My vacation is over. Your humble blogger is now back to work, complete with some awkward tan lines and a slightly jet-lagged brain.
I'd thought I'd begin by making sure everybody read Richard Rorty's scathing review of Marc Hauser's new book, Moral Minds, in the NY Times. Hauser's claims are simple: he holds that "we are born with abstract [moral and ethical] rules or principles, with nurture entering the picture to set the parameters and guide us toward the acquisition of particular moral systems." Thus, he believes that neuroscience will soon discover "what limitations exist on the range of possible or impossible moral systems." As anyone familiar with Rorty's pragmatic philosophy can guess, he's skeptical of such an approach. (I'm not sure why they let Rorty review this book, since his negativity was entirely predictable. If I were Hauser, I'd be pissed.) While I have yet to read Hauser's book, I think Rorty's skepticism sounds exactly right. I don't believe that colorful fMRI images will ever lead us to reconsider the 10 commandments or revise Tort law. While neuroscience might expose the neural anatomy of our moral intuitions, exposing the substrate of something sheds no light on whether it is right or wrong. Hauser is fond of Chomsky analogies - he thinks morality is just as innate as linguistic grammar - but he forgets that the neuroscience of language will never tell us how to conjugate a verb, or compose a sentence.
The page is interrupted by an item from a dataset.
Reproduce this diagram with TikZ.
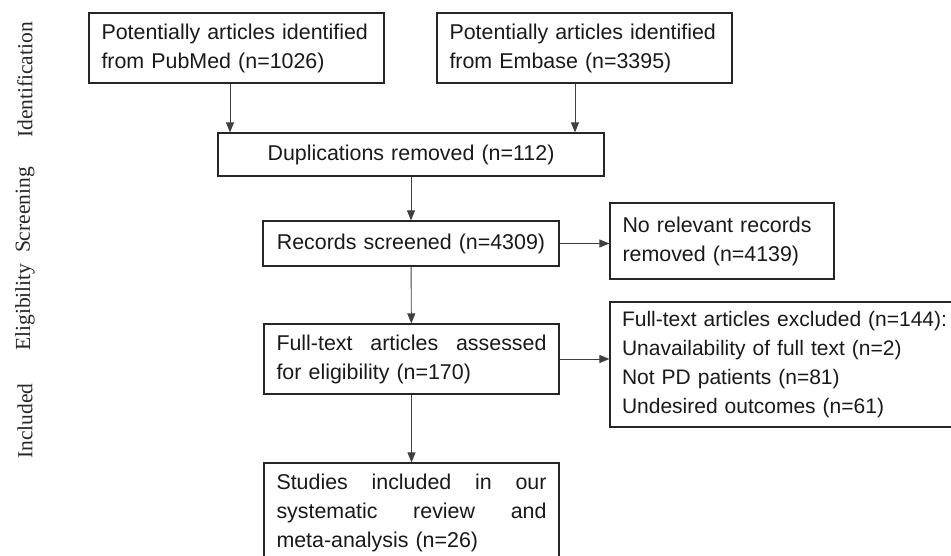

Hauser hopes that his book will convince us that "morality is grounded in our biology." Once we have grasped this fact, he thinks, "inquiry into our moral nature will no longer be the proprietary province of the humanities and social sciences, but a shared journey with the natural sciences." But by "grounded in" he does not mean that facts about what is right and wrong can be inferred from facts about neurons. The "grounding" relation in question is not like that between axioms and theorems. It is more like the relation between your computer's hardware and the programs you run on it. If your hardware were of the wrong sort, or if it got damaged, you could not run some of those programs.Knowing more details about how the diodes in your computer are laid out may, in some cases, help you decide what software to buy. But now imagine that we are debating the merits of a proposed change in what we tell our kids about right and wrong. The neurobiologists intervene, explaining that the novel moral code will not compute. We have, they tell us, run up against hard-wired limits: our neural layout permits us to formulate and commend the proposed change, but makes it impossible for us to adopt it. Surely our reaction to such an intervention would be, "You might be right, but let's try adopting it and see what happens; maybe our brains are a bit more flexible than you think." It is hard to imagine our taking the biologists' word as final on such matters, for that would amount to giving them a veto over utopian moral initiatives.
The humanities and the social sciences have, over the centuries, done a great deal to encourage such initiatives. They have helped us better to distinguish right from wrong. Reading histories, novels, philosophical treatises and ethnographies has helped us to reprogram ourselves -- to update our moral software. Maybe someday biology will do the same. But Hauser has given us little reason to believe that day is near at hand.






Comments (3)
I may well be missing the point, but I don't grasp why our understanding the biological underpinnings of morality would lead to restricting us to that morality--I would think it would help us find better work-arounds, ways to create "software" that compensates for problems in the "hardware."